Goal
Each line below must be set down exactly; omit any image you find.
(begin)
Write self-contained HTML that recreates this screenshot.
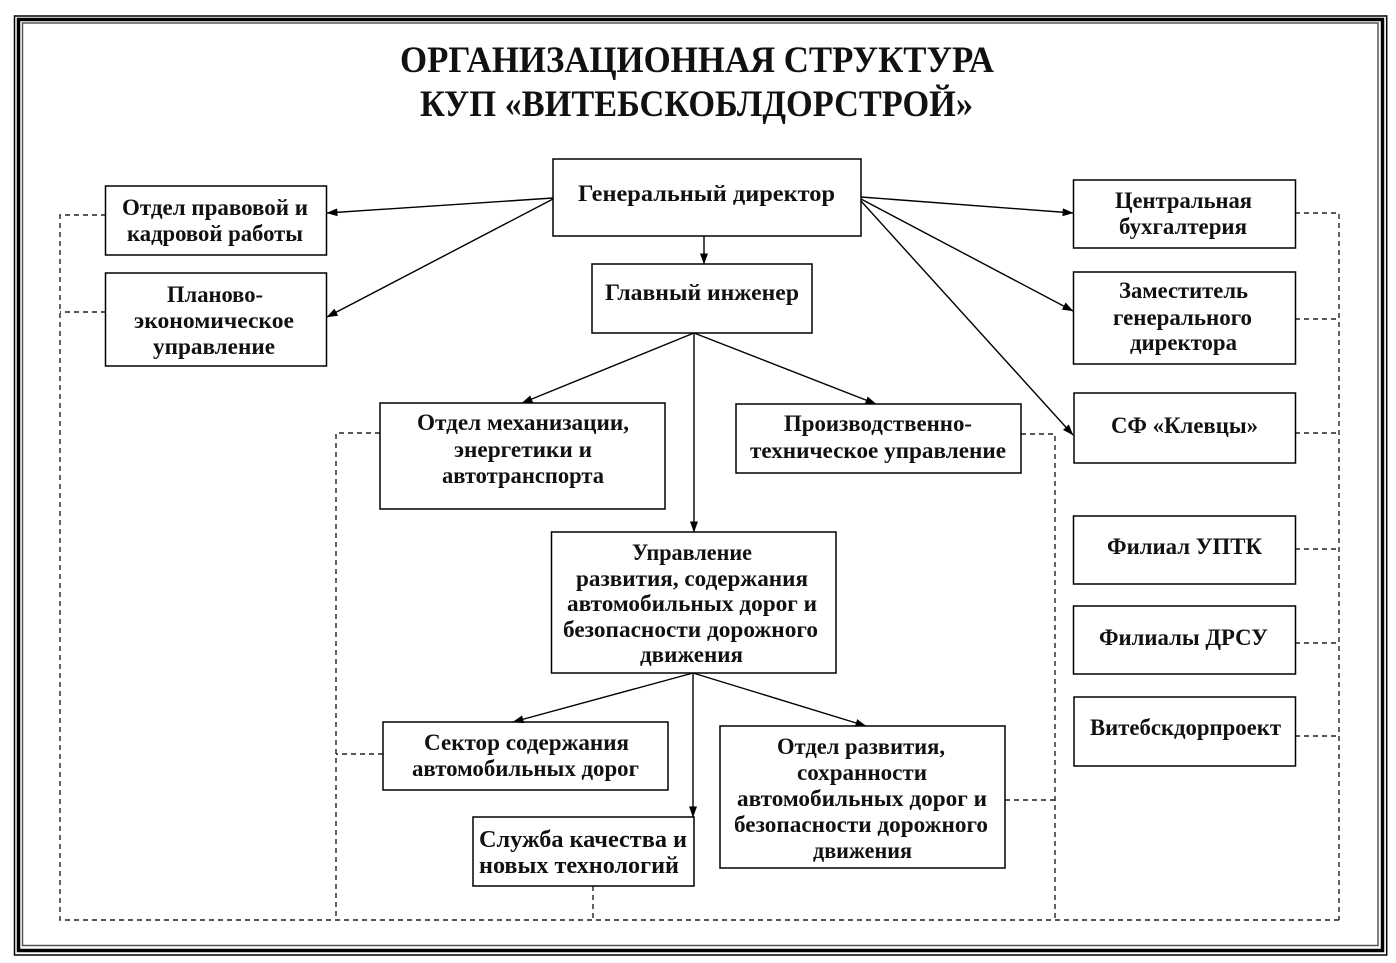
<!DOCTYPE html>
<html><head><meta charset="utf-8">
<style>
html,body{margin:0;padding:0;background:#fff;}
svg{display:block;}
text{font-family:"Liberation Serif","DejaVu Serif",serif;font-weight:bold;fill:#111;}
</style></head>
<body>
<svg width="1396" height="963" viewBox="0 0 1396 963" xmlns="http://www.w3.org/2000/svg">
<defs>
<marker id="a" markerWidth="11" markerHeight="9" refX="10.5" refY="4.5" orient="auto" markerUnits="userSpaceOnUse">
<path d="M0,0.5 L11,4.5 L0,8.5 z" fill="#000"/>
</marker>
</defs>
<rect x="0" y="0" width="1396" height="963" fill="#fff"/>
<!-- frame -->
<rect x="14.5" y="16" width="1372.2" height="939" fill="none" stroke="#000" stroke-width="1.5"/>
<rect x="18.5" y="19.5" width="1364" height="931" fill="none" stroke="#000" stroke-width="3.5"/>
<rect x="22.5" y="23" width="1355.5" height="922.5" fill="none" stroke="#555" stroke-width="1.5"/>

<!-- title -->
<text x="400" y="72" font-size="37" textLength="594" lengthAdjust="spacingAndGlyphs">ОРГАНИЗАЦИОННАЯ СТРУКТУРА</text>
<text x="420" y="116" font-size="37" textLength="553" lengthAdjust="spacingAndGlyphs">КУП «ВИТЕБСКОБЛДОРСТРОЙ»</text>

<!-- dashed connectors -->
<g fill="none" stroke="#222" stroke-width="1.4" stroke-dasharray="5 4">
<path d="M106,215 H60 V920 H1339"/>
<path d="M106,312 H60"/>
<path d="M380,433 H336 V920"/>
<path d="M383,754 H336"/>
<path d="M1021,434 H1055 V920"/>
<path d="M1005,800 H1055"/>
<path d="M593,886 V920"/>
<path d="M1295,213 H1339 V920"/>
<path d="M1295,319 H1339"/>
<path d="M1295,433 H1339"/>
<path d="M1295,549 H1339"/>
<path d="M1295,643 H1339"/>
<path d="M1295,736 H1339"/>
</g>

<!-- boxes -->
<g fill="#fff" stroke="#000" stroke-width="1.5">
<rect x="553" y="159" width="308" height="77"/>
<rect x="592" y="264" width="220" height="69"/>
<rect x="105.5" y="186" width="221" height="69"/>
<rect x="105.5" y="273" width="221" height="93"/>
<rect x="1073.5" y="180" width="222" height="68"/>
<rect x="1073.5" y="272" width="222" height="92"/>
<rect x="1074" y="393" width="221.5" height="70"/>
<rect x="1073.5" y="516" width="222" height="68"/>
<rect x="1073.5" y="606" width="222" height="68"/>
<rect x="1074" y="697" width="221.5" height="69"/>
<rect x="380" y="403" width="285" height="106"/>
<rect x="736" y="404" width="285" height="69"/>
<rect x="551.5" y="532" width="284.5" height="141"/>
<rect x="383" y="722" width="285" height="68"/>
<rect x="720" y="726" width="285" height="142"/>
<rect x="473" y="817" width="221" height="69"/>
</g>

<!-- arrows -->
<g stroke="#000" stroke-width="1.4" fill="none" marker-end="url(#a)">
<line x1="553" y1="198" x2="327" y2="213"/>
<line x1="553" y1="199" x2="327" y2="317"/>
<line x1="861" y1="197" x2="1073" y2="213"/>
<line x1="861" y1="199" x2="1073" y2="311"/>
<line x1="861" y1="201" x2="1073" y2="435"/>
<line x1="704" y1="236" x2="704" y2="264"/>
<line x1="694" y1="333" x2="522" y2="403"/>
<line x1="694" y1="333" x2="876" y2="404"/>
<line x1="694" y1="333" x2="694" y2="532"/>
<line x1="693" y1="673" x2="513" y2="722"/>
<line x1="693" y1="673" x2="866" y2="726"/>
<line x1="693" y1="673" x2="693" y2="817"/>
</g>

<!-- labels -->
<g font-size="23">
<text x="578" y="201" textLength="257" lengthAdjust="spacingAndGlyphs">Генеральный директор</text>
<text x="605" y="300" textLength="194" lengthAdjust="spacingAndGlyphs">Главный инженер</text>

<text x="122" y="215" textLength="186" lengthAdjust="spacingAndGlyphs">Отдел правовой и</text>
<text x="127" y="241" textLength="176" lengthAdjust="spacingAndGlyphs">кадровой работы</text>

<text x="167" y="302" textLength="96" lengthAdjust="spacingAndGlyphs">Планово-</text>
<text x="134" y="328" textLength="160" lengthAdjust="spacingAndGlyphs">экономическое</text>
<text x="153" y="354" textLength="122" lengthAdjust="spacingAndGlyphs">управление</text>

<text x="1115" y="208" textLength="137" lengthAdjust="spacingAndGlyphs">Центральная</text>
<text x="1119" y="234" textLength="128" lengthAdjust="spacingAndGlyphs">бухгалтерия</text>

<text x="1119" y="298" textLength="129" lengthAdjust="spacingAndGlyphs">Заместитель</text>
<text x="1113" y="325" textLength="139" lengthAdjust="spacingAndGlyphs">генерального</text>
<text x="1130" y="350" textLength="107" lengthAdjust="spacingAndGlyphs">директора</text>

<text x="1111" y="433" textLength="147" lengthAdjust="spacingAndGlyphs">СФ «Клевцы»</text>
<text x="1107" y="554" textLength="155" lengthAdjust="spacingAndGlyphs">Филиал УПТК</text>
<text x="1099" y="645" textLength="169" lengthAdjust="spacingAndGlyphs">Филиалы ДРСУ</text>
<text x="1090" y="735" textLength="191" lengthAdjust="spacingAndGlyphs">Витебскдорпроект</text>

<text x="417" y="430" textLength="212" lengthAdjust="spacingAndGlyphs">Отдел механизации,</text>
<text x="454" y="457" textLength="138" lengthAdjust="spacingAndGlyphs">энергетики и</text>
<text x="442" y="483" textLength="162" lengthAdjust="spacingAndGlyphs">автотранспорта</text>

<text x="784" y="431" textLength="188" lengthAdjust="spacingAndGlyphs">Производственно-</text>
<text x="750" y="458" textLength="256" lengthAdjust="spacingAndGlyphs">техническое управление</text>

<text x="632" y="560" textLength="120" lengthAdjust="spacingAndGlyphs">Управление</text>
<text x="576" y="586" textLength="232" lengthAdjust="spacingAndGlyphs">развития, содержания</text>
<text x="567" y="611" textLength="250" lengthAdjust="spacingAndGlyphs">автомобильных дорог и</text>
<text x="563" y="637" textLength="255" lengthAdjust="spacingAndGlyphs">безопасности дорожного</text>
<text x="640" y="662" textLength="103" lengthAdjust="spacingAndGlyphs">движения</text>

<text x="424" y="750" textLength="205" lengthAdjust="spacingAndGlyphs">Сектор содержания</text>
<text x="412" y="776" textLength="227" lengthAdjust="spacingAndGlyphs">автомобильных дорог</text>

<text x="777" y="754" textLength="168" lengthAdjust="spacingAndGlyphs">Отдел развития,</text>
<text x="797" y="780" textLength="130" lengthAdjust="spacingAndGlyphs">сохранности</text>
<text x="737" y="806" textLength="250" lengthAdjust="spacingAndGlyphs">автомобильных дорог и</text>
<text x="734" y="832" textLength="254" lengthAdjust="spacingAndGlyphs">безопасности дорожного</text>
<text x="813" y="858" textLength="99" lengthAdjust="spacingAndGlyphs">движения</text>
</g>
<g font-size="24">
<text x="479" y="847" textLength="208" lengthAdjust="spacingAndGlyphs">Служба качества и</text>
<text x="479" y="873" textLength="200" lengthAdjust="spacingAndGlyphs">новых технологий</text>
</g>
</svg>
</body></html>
(end)
Answer below
Write self-contained HTML that recreates this screenshot.
<!DOCTYPE html>
<html><head><meta charset="utf-8">
<style>
html,body{margin:0;padding:0;background:#fff;}
svg{display:block;}
text{font-family:"Liberation Serif","DejaVu Serif",serif;font-weight:bold;fill:#111;}
</style></head>
<body>
<svg width="1396" height="963" viewBox="0 0 1396 963" xmlns="http://www.w3.org/2000/svg">
<defs>
<marker id="a" markerWidth="11" markerHeight="9" refX="10.5" refY="4.5" orient="auto" markerUnits="userSpaceOnUse">
<path d="M0,0.5 L11,4.5 L0,8.5 z" fill="#000"/>
</marker>
</defs>
<rect x="0" y="0" width="1396" height="963" fill="#fff"/>
<!-- frame -->
<rect x="14.5" y="16" width="1372.2" height="939" fill="none" stroke="#000" stroke-width="1.5"/>
<rect x="18.5" y="19.5" width="1364" height="931" fill="none" stroke="#000" stroke-width="3.5"/>
<rect x="22.5" y="23" width="1355.5" height="922.5" fill="none" stroke="#555" stroke-width="1.5"/>

<!-- title -->
<text x="400" y="72" font-size="37" textLength="594" lengthAdjust="spacingAndGlyphs">ОРГАНИЗАЦИОННАЯ СТРУКТУРА</text>
<text x="420" y="116" font-size="37" textLength="553" lengthAdjust="spacingAndGlyphs">КУП «ВИТЕБСКОБЛДОРСТРОЙ»</text>

<!-- dashed connectors -->
<g fill="none" stroke="#222" stroke-width="1.4" stroke-dasharray="5 4">
<path d="M106,215 H60 V920 H1339"/>
<path d="M106,312 H60"/>
<path d="M380,433 H336 V920"/>
<path d="M383,754 H336"/>
<path d="M1021,434 H1055 V920"/>
<path d="M1005,800 H1055"/>
<path d="M593,886 V920"/>
<path d="M1295,213 H1339 V920"/>
<path d="M1295,319 H1339"/>
<path d="M1295,433 H1339"/>
<path d="M1295,549 H1339"/>
<path d="M1295,643 H1339"/>
<path d="M1295,736 H1339"/>
</g>

<!-- boxes -->
<g fill="#fff" stroke="#000" stroke-width="1.5">
<rect x="553" y="159" width="308" height="77"/>
<rect x="592" y="264" width="220" height="69"/>
<rect x="105.5" y="186" width="221" height="69"/>
<rect x="105.5" y="273" width="221" height="93"/>
<rect x="1073.5" y="180" width="222" height="68"/>
<rect x="1073.5" y="272" width="222" height="92"/>
<rect x="1074" y="393" width="221.5" height="70"/>
<rect x="1073.5" y="516" width="222" height="68"/>
<rect x="1073.5" y="606" width="222" height="68"/>
<rect x="1074" y="697" width="221.5" height="69"/>
<rect x="380" y="403" width="285" height="106"/>
<rect x="736" y="404" width="285" height="69"/>
<rect x="551.5" y="532" width="284.5" height="141"/>
<rect x="383" y="722" width="285" height="68"/>
<rect x="720" y="726" width="285" height="142"/>
<rect x="473" y="817" width="221" height="69"/>
</g>

<!-- arrows -->
<g stroke="#000" stroke-width="1.4" fill="none" marker-end="url(#a)">
<line x1="553" y1="198" x2="327" y2="213"/>
<line x1="553" y1="199" x2="327" y2="317"/>
<line x1="861" y1="197" x2="1073" y2="213"/>
<line x1="861" y1="199" x2="1073" y2="311"/>
<line x1="861" y1="201" x2="1073" y2="435"/>
<line x1="704" y1="236" x2="704" y2="264"/>
<line x1="694" y1="333" x2="522" y2="403"/>
<line x1="694" y1="333" x2="876" y2="404"/>
<line x1="694" y1="333" x2="694" y2="532"/>
<line x1="693" y1="673" x2="513" y2="722"/>
<line x1="693" y1="673" x2="866" y2="726"/>
<line x1="693" y1="673" x2="693" y2="817"/>
</g>

<!-- labels -->
<g font-size="23">
<text x="578" y="201" textLength="257" lengthAdjust="spacingAndGlyphs">Генеральный директор</text>
<text x="605" y="300" textLength="194" lengthAdjust="spacingAndGlyphs">Главный инженер</text>

<text x="122" y="215" textLength="186" lengthAdjust="spacingAndGlyphs">Отдел правовой и</text>
<text x="127" y="241" textLength="176" lengthAdjust="spacingAndGlyphs">кадровой работы</text>

<text x="167" y="302" textLength="96" lengthAdjust="spacingAndGlyphs">Планово-</text>
<text x="134" y="328" textLength="160" lengthAdjust="spacingAndGlyphs">экономическое</text>
<text x="153" y="354" textLength="122" lengthAdjust="spacingAndGlyphs">управление</text>

<text x="1115" y="208" textLength="137" lengthAdjust="spacingAndGlyphs">Центральная</text>
<text x="1119" y="234" textLength="128" lengthAdjust="spacingAndGlyphs">бухгалтерия</text>

<text x="1119" y="298" textLength="129" lengthAdjust="spacingAndGlyphs">Заместитель</text>
<text x="1113" y="325" textLength="139" lengthAdjust="spacingAndGlyphs">генерального</text>
<text x="1130" y="350" textLength="107" lengthAdjust="spacingAndGlyphs">директора</text>

<text x="1111" y="433" textLength="147" lengthAdjust="spacingAndGlyphs">СФ «Клевцы»</text>
<text x="1107" y="554" textLength="155" lengthAdjust="spacingAndGlyphs">Филиал УПТК</text>
<text x="1099" y="645" textLength="169" lengthAdjust="spacingAndGlyphs">Филиалы ДРСУ</text>
<text x="1090" y="735" textLength="191" lengthAdjust="spacingAndGlyphs">Витебскдорпроект</text>

<text x="417" y="430" textLength="212" lengthAdjust="spacingAndGlyphs">Отдел механизации,</text>
<text x="454" y="457" textLength="138" lengthAdjust="spacingAndGlyphs">энергетики и</text>
<text x="442" y="483" textLength="162" lengthAdjust="spacingAndGlyphs">автотранспорта</text>

<text x="784" y="431" textLength="188" lengthAdjust="spacingAndGlyphs">Производственно-</text>
<text x="750" y="458" textLength="256" lengthAdjust="spacingAndGlyphs">техническое управление</text>

<text x="632" y="560" textLength="120" lengthAdjust="spacingAndGlyphs">Управление</text>
<text x="576" y="586" textLength="232" lengthAdjust="spacingAndGlyphs">развития, содержания</text>
<text x="567" y="611" textLength="250" lengthAdjust="spacingAndGlyphs">автомобильных дорог и</text>
<text x="563" y="637" textLength="255" lengthAdjust="spacingAndGlyphs">безопасности дорожного</text>
<text x="640" y="662" textLength="103" lengthAdjust="spacingAndGlyphs">движения</text>

<text x="424" y="750" textLength="205" lengthAdjust="spacingAndGlyphs">Сектор содержания</text>
<text x="412" y="776" textLength="227" lengthAdjust="spacingAndGlyphs">автомобильных дорог</text>

<text x="777" y="754" textLength="168" lengthAdjust="spacingAndGlyphs">Отдел развития,</text>
<text x="797" y="780" textLength="130" lengthAdjust="spacingAndGlyphs">сохранности</text>
<text x="737" y="806" textLength="250" lengthAdjust="spacingAndGlyphs">автомобильных дорог и</text>
<text x="734" y="832" textLength="254" lengthAdjust="spacingAndGlyphs">безопасности дорожного</text>
<text x="813" y="858" textLength="99" lengthAdjust="spacingAndGlyphs">движения</text>
</g>
<g font-size="24">
<text x="479" y="847" textLength="208" lengthAdjust="spacingAndGlyphs">Служба качества и</text>
<text x="479" y="873" textLength="200" lengthAdjust="spacingAndGlyphs">новых технологий</text>
</g>
</svg>
</body></html>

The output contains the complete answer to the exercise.